▶ _What the task asks_
Please retype the data in full and exactly; the pictures are not part of the copy.

━━━━━━━━

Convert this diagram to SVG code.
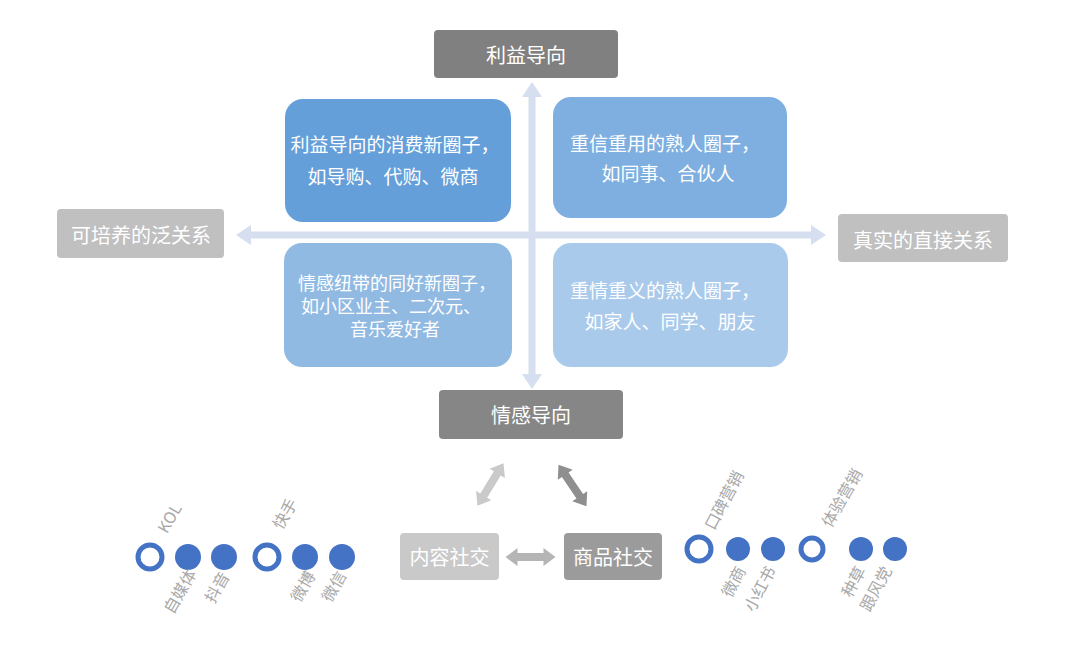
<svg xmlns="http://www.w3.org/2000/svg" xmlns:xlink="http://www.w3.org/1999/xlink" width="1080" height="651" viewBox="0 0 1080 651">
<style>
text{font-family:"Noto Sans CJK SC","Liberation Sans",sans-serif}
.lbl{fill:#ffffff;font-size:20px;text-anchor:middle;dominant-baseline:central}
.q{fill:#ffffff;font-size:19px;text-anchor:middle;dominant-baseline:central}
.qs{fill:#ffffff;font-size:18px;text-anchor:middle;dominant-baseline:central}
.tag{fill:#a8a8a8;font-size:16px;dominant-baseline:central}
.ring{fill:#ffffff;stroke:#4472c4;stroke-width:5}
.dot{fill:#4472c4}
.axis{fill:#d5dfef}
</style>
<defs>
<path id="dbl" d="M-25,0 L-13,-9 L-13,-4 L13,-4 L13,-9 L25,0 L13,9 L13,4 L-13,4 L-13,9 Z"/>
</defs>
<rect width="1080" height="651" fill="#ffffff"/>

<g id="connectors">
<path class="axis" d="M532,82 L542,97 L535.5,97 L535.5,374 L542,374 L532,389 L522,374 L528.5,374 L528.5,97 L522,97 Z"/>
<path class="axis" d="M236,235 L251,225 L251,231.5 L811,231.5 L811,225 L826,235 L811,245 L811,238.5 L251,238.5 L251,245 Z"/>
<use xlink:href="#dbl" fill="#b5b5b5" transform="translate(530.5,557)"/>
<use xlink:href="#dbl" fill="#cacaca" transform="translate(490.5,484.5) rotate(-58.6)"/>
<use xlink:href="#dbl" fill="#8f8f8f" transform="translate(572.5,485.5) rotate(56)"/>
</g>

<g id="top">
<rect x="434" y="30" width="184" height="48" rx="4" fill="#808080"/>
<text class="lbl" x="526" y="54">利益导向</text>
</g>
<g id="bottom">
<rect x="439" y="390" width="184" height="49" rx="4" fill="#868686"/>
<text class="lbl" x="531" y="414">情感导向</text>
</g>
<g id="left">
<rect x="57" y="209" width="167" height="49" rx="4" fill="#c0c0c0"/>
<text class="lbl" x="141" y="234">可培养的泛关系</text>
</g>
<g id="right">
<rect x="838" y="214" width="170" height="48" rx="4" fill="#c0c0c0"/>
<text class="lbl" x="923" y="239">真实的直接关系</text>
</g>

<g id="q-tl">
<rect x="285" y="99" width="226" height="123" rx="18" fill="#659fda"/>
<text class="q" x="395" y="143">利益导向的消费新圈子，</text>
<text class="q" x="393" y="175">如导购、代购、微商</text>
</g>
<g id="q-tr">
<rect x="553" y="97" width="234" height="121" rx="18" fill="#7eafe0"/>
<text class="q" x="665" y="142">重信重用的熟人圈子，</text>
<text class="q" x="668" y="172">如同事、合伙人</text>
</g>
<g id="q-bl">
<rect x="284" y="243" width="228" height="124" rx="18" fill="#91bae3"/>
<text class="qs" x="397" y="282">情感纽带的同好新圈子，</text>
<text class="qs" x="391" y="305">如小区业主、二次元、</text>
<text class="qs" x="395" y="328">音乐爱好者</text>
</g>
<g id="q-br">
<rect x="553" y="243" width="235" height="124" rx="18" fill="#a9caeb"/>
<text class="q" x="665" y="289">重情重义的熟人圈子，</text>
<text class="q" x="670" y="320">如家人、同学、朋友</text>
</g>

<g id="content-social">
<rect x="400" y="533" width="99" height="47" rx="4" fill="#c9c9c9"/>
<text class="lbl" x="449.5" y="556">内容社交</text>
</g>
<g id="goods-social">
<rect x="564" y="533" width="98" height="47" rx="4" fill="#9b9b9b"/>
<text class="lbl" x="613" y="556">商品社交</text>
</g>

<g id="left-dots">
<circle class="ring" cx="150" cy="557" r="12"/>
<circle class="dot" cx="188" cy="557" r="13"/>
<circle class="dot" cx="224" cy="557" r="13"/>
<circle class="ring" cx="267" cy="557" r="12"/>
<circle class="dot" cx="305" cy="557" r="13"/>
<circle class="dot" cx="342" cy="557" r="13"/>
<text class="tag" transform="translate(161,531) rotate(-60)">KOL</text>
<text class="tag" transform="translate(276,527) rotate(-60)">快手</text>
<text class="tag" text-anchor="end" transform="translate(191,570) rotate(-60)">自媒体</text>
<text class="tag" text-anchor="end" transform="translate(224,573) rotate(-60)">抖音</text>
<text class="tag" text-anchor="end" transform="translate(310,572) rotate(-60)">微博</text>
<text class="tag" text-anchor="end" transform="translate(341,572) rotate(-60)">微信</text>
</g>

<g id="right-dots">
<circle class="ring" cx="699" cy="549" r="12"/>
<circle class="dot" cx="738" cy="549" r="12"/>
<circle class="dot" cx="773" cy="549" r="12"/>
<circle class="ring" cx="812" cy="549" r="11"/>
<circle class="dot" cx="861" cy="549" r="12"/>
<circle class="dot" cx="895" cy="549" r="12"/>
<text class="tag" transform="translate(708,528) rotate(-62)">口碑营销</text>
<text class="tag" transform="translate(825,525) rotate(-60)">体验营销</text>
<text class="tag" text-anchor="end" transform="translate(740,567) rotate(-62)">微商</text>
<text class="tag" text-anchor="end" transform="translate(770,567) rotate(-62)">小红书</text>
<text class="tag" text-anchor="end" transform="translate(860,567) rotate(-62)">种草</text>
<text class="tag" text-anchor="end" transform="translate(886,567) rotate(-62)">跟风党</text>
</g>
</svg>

━━━━━━━━

▶ _Correct response_
Convert this diagram to SVG code.
<svg xmlns="http://www.w3.org/2000/svg" xmlns:xlink="http://www.w3.org/1999/xlink" width="1080" height="651" viewBox="0 0 1080 651">
<style>
text{font-family:"Noto Sans CJK SC","Liberation Sans",sans-serif}
.lbl{fill:#ffffff;font-size:20px;text-anchor:middle;dominant-baseline:central}
.q{fill:#ffffff;font-size:19px;text-anchor:middle;dominant-baseline:central}
.qs{fill:#ffffff;font-size:18px;text-anchor:middle;dominant-baseline:central}
.tag{fill:#a8a8a8;font-size:16px;dominant-baseline:central}
.ring{fill:#ffffff;stroke:#4472c4;stroke-width:5}
.dot{fill:#4472c4}
.axis{fill:#d5dfef}
</style>
<defs>
<path id="dbl" d="M-25,0 L-13,-9 L-13,-4 L13,-4 L13,-9 L25,0 L13,9 L13,4 L-13,4 L-13,9 Z"/>
</defs>
<rect width="1080" height="651" fill="#ffffff"/>

<g id="connectors">
<path class="axis" d="M532,82 L542,97 L535.5,97 L535.5,374 L542,374 L532,389 L522,374 L528.5,374 L528.5,97 L522,97 Z"/>
<path class="axis" d="M236,235 L251,225 L251,231.5 L811,231.5 L811,225 L826,235 L811,245 L811,238.5 L251,238.5 L251,245 Z"/>
<use xlink:href="#dbl" fill="#b5b5b5" transform="translate(530.5,557)"/>
<use xlink:href="#dbl" fill="#cacaca" transform="translate(490.5,484.5) rotate(-58.6)"/>
<use xlink:href="#dbl" fill="#8f8f8f" transform="translate(572.5,485.5) rotate(56)"/>
</g>

<g id="top">
<rect x="434" y="30" width="184" height="48" rx="4" fill="#808080"/>
<text class="lbl" x="526" y="54">利益导向</text>
</g>
<g id="bottom">
<rect x="439" y="390" width="184" height="49" rx="4" fill="#868686"/>
<text class="lbl" x="531" y="414">情感导向</text>
</g>
<g id="left">
<rect x="57" y="209" width="167" height="49" rx="4" fill="#c0c0c0"/>
<text class="lbl" x="141" y="234">可培养的泛关系</text>
</g>
<g id="right">
<rect x="838" y="214" width="170" height="48" rx="4" fill="#c0c0c0"/>
<text class="lbl" x="923" y="239">真实的直接关系</text>
</g>

<g id="q-tl">
<rect x="285" y="99" width="226" height="123" rx="18" fill="#659fda"/>
<text class="q" x="395" y="143">利益导向的消费新圈子，</text>
<text class="q" x="393" y="175">如导购、代购、微商</text>
</g>
<g id="q-tr">
<rect x="553" y="97" width="234" height="121" rx="18" fill="#7eafe0"/>
<text class="q" x="665" y="142">重信重用的熟人圈子，</text>
<text class="q" x="668" y="172">如同事、合伙人</text>
</g>
<g id="q-bl">
<rect x="284" y="243" width="228" height="124" rx="18" fill="#91bae3"/>
<text class="qs" x="397" y="282">情感纽带的同好新圈子，</text>
<text class="qs" x="391" y="305">如小区业主、二次元、</text>
<text class="qs" x="395" y="328">音乐爱好者</text>
</g>
<g id="q-br">
<rect x="553" y="243" width="235" height="124" rx="18" fill="#a9caeb"/>
<text class="q" x="665" y="289">重情重义的熟人圈子，</text>
<text class="q" x="670" y="320">如家人、同学、朋友</text>
</g>

<g id="content-social">
<rect x="400" y="533" width="99" height="47" rx="4" fill="#c9c9c9"/>
<text class="lbl" x="449.5" y="556">内容社交</text>
</g>
<g id="goods-social">
<rect x="564" y="533" width="98" height="47" rx="4" fill="#9b9b9b"/>
<text class="lbl" x="613" y="556">商品社交</text>
</g>

<g id="left-dots">
<circle class="ring" cx="150" cy="557" r="12"/>
<circle class="dot" cx="188" cy="557" r="13"/>
<circle class="dot" cx="224" cy="557" r="13"/>
<circle class="ring" cx="267" cy="557" r="12"/>
<circle class="dot" cx="305" cy="557" r="13"/>
<circle class="dot" cx="342" cy="557" r="13"/>
<text class="tag" transform="translate(161,531) rotate(-60)">KOL</text>
<text class="tag" transform="translate(276,527) rotate(-60)">快手</text>
<text class="tag" text-anchor="end" transform="translate(191,570) rotate(-60)">自媒体</text>
<text class="tag" text-anchor="end" transform="translate(224,573) rotate(-60)">抖音</text>
<text class="tag" text-anchor="end" transform="translate(310,572) rotate(-60)">微博</text>
<text class="tag" text-anchor="end" transform="translate(341,572) rotate(-60)">微信</text>
</g>

<g id="right-dots">
<circle class="ring" cx="699" cy="549" r="12"/>
<circle class="dot" cx="738" cy="549" r="12"/>
<circle class="dot" cx="773" cy="549" r="12"/>
<circle class="ring" cx="812" cy="549" r="11"/>
<circle class="dot" cx="861" cy="549" r="12"/>
<circle class="dot" cx="895" cy="549" r="12"/>
<text class="tag" transform="translate(708,528) rotate(-62)">口碑营销</text>
<text class="tag" transform="translate(825,525) rotate(-60)">体验营销</text>
<text class="tag" text-anchor="end" transform="translate(740,567) rotate(-62)">微商</text>
<text class="tag" text-anchor="end" transform="translate(770,567) rotate(-62)">小红书</text>
<text class="tag" text-anchor="end" transform="translate(860,567) rotate(-62)">种草</text>
<text class="tag" text-anchor="end" transform="translate(886,567) rotate(-62)">跟风党</text>
</g>
</svg>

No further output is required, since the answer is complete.